Resetting each season has taught me adaptability. It’s taught me how to listen to my body, how to trust the process and how to separate my identity from one sport or one result. I’m not defined by snow or summer. I’m defined by my mindset. The transition keeps me hungry. It keeps me curious. It reminds me that growth happens when you’re willing to shift, learn, rebuild and be uncomfortable.

At the Milano Cortina 2026 Paralympic Winter Games, Oksana Masters celebrated a gold medal in the women’s sitting sprint para biathlon.

"You don’t get to stay the expert for long. You have to be willing to be a beginner again — and I love that phase. I’ve learned that I thrive in that space."

Oksana Masters

Moving between seasons isn’t a disruption. It’s a rhythm. And I’ve learned how to move with it instead of resisting it. That’s the key.

Representing Team USA has always carried a responsibility that goes far beyond a race or a result. When I line up on a start line, I’m not just carrying my own story. I’m carrying the people who believed in me when the path didn’t exist yet. The adaptive athletes who are still fighting for access and opportunity and the next generation who might be watching and wondering if there’s space for them in sport. That’s something I feel every time I compete. 

Competing in the Paralympics isn’t pressure in a negative way — it’s purpose. It reminds me that showing up matters. If someone sees themselves in that moment and realizes that their story or their body doesn’t disqualify them from dreaming big, then everything I’ve been through has meaning beyond my own career.

Heading into another Paralympic moment, I don’t feel defined by gold medals. I feel defined by the quiet mornings, the training-in-the-dark sessions, the moments when no one was watching and quitting would have been so much easier. That’s where the real work lives. That’s what has built every podium for me.

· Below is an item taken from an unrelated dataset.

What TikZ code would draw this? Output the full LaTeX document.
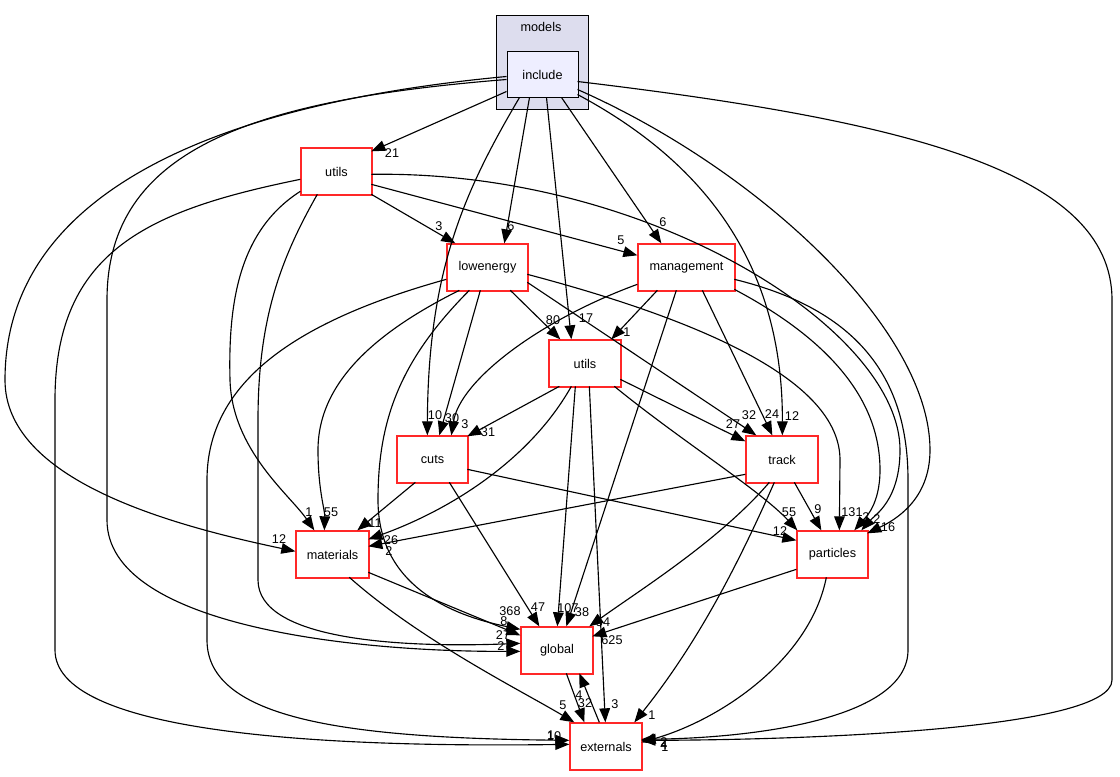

I’m an athlete who refuses to let circumstances decide what’s possible or define my ceiling. I’m someone who keeps evolving, keeps pushing and will always keep showing up.

Innovation has always been part of what makes longevity in sport possible. As athletes, we’re constantly learning how to adapt, whether that’s new training methods, new technology or new ways of understanding our bodies. Those advances create opportunities to push boundaries that once felt fixed.

Masters posing for a selfie with her first gold medal in Milano Corina, which she immediately sent to Nike to say, thank the team for the support.

For me, evolution is essential. When equipment, science and support systems continue to improve, it allows athletes to keep raising the level of performance and to stay competitive longer than people once thought possible.

Every race is a new moment. Everything that came before it — the setbacks, the injuries, the training — all comes down to those few minutes where you get to test yourself again. There’s something incredibly powerful about that reset. It reminds me why I fell in love with sport in the first place. It’s not about perfection. It’s about seeing what happens when preparation meets belief.

At the Paris 2024 Paralympic Games, Masters captured gold in the women’s individual time trial H4–5, adding another victory to a Paralympic career that has spanned seven Games and four sports.

Early in my career, success meant proving I belonged. It meant medals. It meant podiums — something tangible I could hold and say, “See, I earned this.” I carried so much of my story with me that I felt like I had to validate it every time I stepped onto that start line. But now success looks very different. Success is about impact. It’s about creating change for para-athletes, building opportunities, pushing for accessibility and making sure every ability has a place in sport. It’s about showing the world there’s no right or wrong way to line up at the start.

If I can change one life — shift one person’s perspective on how they see themselves and what they believe they’re capable of — that’s my biggest win now. I still want to win. That fire hasn’t changed and never will. But today success is bigger than me. Medals are moments. Impact is the legacy.